## WHAT NEEDS TO BE DONE
Starting at the top of the entries below, write out each line up to and including the one containing "tri_yerr = [0.0, 0.18, 0.08, 0.0]". Leave the pictures out.

=== MATERIAL ===

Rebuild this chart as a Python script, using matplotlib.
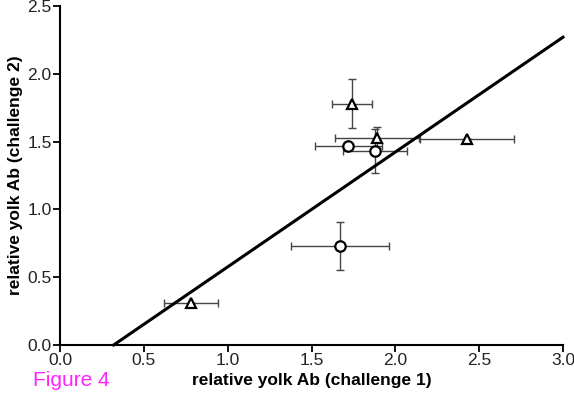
import matplotlib
matplotlib.use("Agg")
import matplotlib.pyplot as plt

plt.rcParams['font.family'] = ['Liberation Sans', 'DejaVu Sans']

# triangles
tri_x = [0.78, 1.74, 1.89, 2.43]
tri_y = [0.31, 1.78, 1.53, 1.52]
tri_xerr = [0.16, 0.12, 0.25, 0.28]
tri_yerr = [0.0, 0.18, 0.08, 0.0]

# circles
circ_x = [1.72, 1.88, 1.67]
circ_y = [1.47, 1.43, 0.73]
circ_xerr = [0.20, 0.19, 0.29]
circ_yerr = [0.0, 0.16, 0.175]

# regression line
line_x = [0.32, 3.0]
line_y = [0.0, 2.27]

fig = plt.figure(figsize=(5.74, 3.96), dpi=100)
ax = fig.add_axes([60 / 574, 1 - 345 / 396, 503 / 574, 339 / 396])

ax.plot(line_x, line_y, color='black', lw=2.2, zorder=2, clip_on=False)

ebar = dict(fmt='none', ecolor='#444444', elinewidth=1.0, capsize=3, capthick=1.0, zorder=1)
ax.errorbar(tri_x, tri_y, xerr=tri_xerr, yerr=tri_yerr, **ebar)
ax.errorbar(circ_x, circ_y, xerr=circ_xerr, yerr=circ_yerr, **ebar)

ax.plot(tri_x, tri_y, linestyle='none', marker='^', markersize=6.5,
        markerfacecolor='white', markeredgecolor='black', markeredgewidth=1.6, zorder=3)
ax.plot(circ_x, circ_y, linestyle='none', marker='o', markersize=7.5,
        markerfacecolor='white', markeredgecolor='black', markeredgewidth=1.6, zorder=3)

ax.set_xlim(0, 3.0)
ax.set_ylim(0, 2.5)
ax.set_xticks([0.0, 0.5, 1.0, 1.5, 2.0, 2.5, 3.0])
ax.set_yticks([0.0, 0.5, 1.0, 1.5, 2.0, 2.5])
ax.xaxis.set_major_formatter(matplotlib.ticker.FormatStrFormatter('%.1f'))
ax.yaxis.set_major_formatter(matplotlib.ticker.FormatStrFormatter('%.1f'))

for s in ['top', 'right']:
    ax.spines[s].set_visible(False)
for s in ['left', 'bottom']:
    ax.spines[s].set_linewidth(1.5)
ax.tick_params(direction='out', length=5, width=1.3, labelsize=12.5,
               colors='black', labelcolor='#222222')
ax.tick_params(axis='x', pad=1)
ax.tick_params(axis='y', pad=1)

ax.set_xlabel('relative yolk Ab (challenge 1)', fontsize=12.5, fontweight='bold', labelpad=3)
ax.set_ylabel('relative yolk Ab (challenge 2)', fontsize=12.5, fontweight='bold', labelpad=3)

fig.text(33 / 574, 1 - 386 / 396, 'Figure 4', color='#ff22ff', fontsize=15)

fig.savefig('out.png', dpi=100)
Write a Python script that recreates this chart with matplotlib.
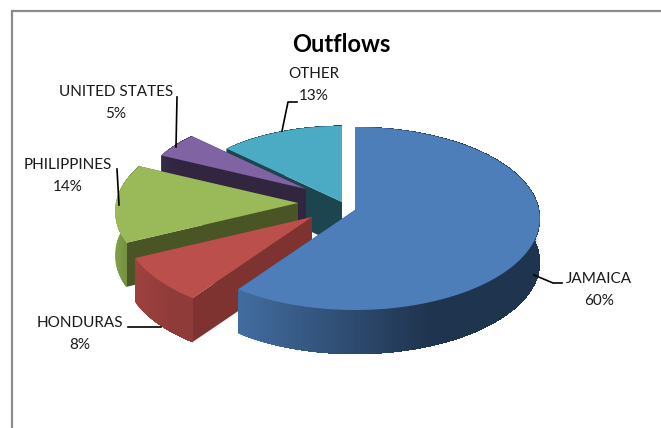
import numpy as np
import matplotlib
matplotlib.use("Agg")
import matplotlib.pyplot as plt
from matplotlib.colors import to_rgb

plt.rcParams['font.family'] = ['Lato', 'DejaVu Sans']

categories = ['JAMAICA', 'HONDURAS', 'PHILIPPINES', 'UNITED STATES', 'OTHER']
shares = [60, 8, 14, 5, 13]

top_colors = ['#4d7eba', '#bb4f4c', '#9aba59', '#7f63a2', '#4babc5']
cut_colors = ['#2c4a6e', '#7f3331', '#4a5525', '#32253f', '#1d4550']
rim_left = ['#426c9f', '#9f4240', '#82a04a', '#35284a', '#1d4550']
rim_right = ['#1f344f', '#8f3b39', '#6f8a3c', '#32253f', '#1d4550']

# pie layout, in figure pixels
centre_x, centre_y = 355, 210
rad_x, rad_y = 184, 90.7
persp = 0.093
depth = 44
# where each slice's tip sits relative to the centre, and how far it reaches
tip_shift = [(0, 0), (-43, 7), (-57, -7), (-49, -21), (-13, -8)]
reach = [1.0, 1.02, 0.99, 0.9, 0.91]


def project(ang, r, shift):
    # ang runs clockwise from 12 o'clock; nearer points come out larger
    u = r * np.sin(ang)
    v = -r * np.cos(ang)
    k = 1 - persp * v
    return shift[0] + centre_x + rad_x * u / k, shift[1] + centre_y + rad_y * v / k


def mix(c1, c2, t):
    a, b = np.array(to_rgb(c1)), np.array(to_rgb(c2))
    return tuple(a + (b - a) * t)


fig = plt.figure(figsize=(6.61, 4.28), dpi=100)
ax = fig.add_axes([0, 0, 1, 1])
ax.set_xlim(0, 661)
ax.set_ylim(428, 0)
ax.axis('off')

# chart frame, runs off the right and bottom
ax.plot([12, 12, 661], [428, 11, 11], color='#8a8a8a', lw=1.6, solid_joinstyle='miter')

edges = np.radians(np.cumsum([0] + shares) * 3.6)

# back slices first, the big front slice last
for i in [4, 3, 2, 1, 0]:
    a0, a1 = edges[i], edges[i + 1]
    ang = np.linspace(a0, a1, 240)
    xs, ys = project(ang, reach[i], tip_shift[i])
    px, py = project(0.0, 0.0, tip_shift[i])

    # walls of the two cuts
    for a in (a0, a1):
        ex, ey = project(a, reach[i], tip_shift[i])
        ax.fill([px, ex, ex, px], [py, ey, ey + depth, py + depth],
                color=cut_colors[i], lw=0, zorder=i * -10 + 50)

    # outer rim, shaded by x; each step covers everything right of it
    # so no seams show between the steps
    for x_start in np.arange(xs.min(), xs.max(), 1.0):
        keep = xs >= x_start
        seg_x, seg_y = xs[keep], ys[keep]
        if len(seg_x) < 2:
            continue
        t = (x_start - xs.min()) / max(xs.max() - xs.min(), 1)
        ax.fill(np.r_[seg_x, seg_x[::-1]], np.r_[seg_y, seg_y[::-1] + depth],
                color=mix(rim_left[i], rim_right[i], min(t * 1.6, 1)),
                lw=0, zorder=i * -10 + 51)

    ax.fill(np.r_[px, xs], np.r_[py, ys], color=top_colors[i], lw=0, zorder=i * -10 + 52)

# leader lines
leaders = [
    ([534, 553, 562], [275, 283, 283]),
    ([128, 161], [327, 327]),
    ([117, 119], [169, 205]),
    ([177, 176], [97, 147]),
    ([282, 288, 297], [131, 102, 102]),
]
for lx, ly in leaders:
    ax.plot(lx, ly, color='black', lw=1.2, zorder=60)

ax.text(341, 44, 'Outflows', ha='center', va='center', fontsize=17, fontweight='bold', color='black')

label_pos = [(599, 290), (80, 334), (68, 176), (116, 103), (314, 85)]
for name, share, (lx, ly) in zip(categories, shares, label_pos):
    ax.text(lx, ly, f'{name}\n{share}%', ha='center', va='center', fontsize=11,
            color='#1a1a1a', linespacing=1.75, zorder=61)

fig.savefig('out.png', dpi=100)
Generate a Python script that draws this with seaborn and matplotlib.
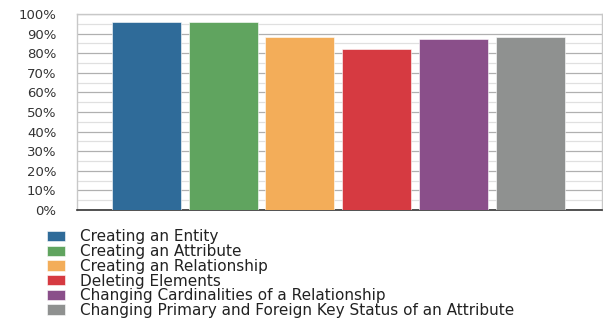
import pandas as pd
import matplotlib
matplotlib.use('Agg')
import matplotlib.pyplot as plt
import seaborn as sns
from matplotlib.ticker import MultipleLocator

# Task success rates
tasks = [
    'Creating an Entity',
    'Creating an Attribute',
    'Creating an Relationship',
    'Deleting Elements',
    'Changing Cardinalities of a Relationship',
    'Changing Primary and Foreign Key Status of an Attribute',
]
success = [96, 96, 88, 82, 87, 88]
colors = ['#2f6b99', '#60a45f', '#f3ad59', '#d63a41', '#8a4f8a', '#8f9190']

df = pd.DataFrame({'task': tasks, 'success': success})

sns.set_style('white')
plt.rcParams['font.family'] = ['DejaVu Sans']

fig = plt.figure(figsize=(6.03, 3.20), dpi=100)
ax = fig.add_axes([0.128, 0.344, 0.870, 0.6125])

sns.barplot(data=df, x='task', y='success', hue='task', palette=colors,
            hue_order=tasks, order=tasks, dodge=False, width=0.9,
            saturation=1, legend=True, ax=ax,
            edgecolor='white', linewidth=0.4, zorder=3)

ax.set_ylim(0, 100)
ax.set_xlim(-0.9, 5.93)
ax.yaxis.set_minor_locator(MultipleLocator(5))
ax.set_yticks(range(0, 101, 10))
ax.set_yticklabels([f'{v}%' for v in range(0, 101, 10)], fontsize=9.5, color='#333333')
ax.grid(axis='y', which='major', color='#b0b0b0', linewidth=0.9, zorder=0)
ax.grid(axis='y', which='minor', color='#e0e0e0', linewidth=0.9, zorder=0)
ax.tick_params(axis='y', which='both', length=0, pad=15)
ax.set_xticks([])
ax.set_xlabel('')
ax.set_ylabel('')
for s in ['left', 'top', 'right']:
    ax.spines[s].set_color('#c8c8c8')
    ax.spines[s].set_linewidth(1.0)
ax.spines['bottom'].set_color('#333333')
ax.spines['bottom'].set_linewidth(1.2)

handles, labels = ax.get_legend_handles_labels()
ax.get_legend().remove()
fig.legend(handles, labels, loc='upper left', bbox_to_anchor=(0.078, 0.283),
           frameon=False, fontsize=11, handlelength=1.2, handleheight=0.65,
           labelspacing=-0.02, handletextpad=0.95, borderaxespad=0, borderpad=0,
           labelcolor='#222222')

fig.savefig('out.png', dpi=100)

===

## THE OUTPUT
Rebuild this chart as a Python script, using matplotlib.
import matplotlib
matplotlib.use("Agg")
import matplotlib.pyplot as plt

plt.rcParams['font.family'] = ['Liberation Sans', 'DejaVu Sans']

# triangles
tri_x = [0.78, 1.74, 1.89, 2.43]
tri_y = [0.31, 1.78, 1.53, 1.52]
tri_xerr = [0.16, 0.12, 0.25, 0.28]
tri_yerr = [0.0, 0.18, 0.08, 0.0]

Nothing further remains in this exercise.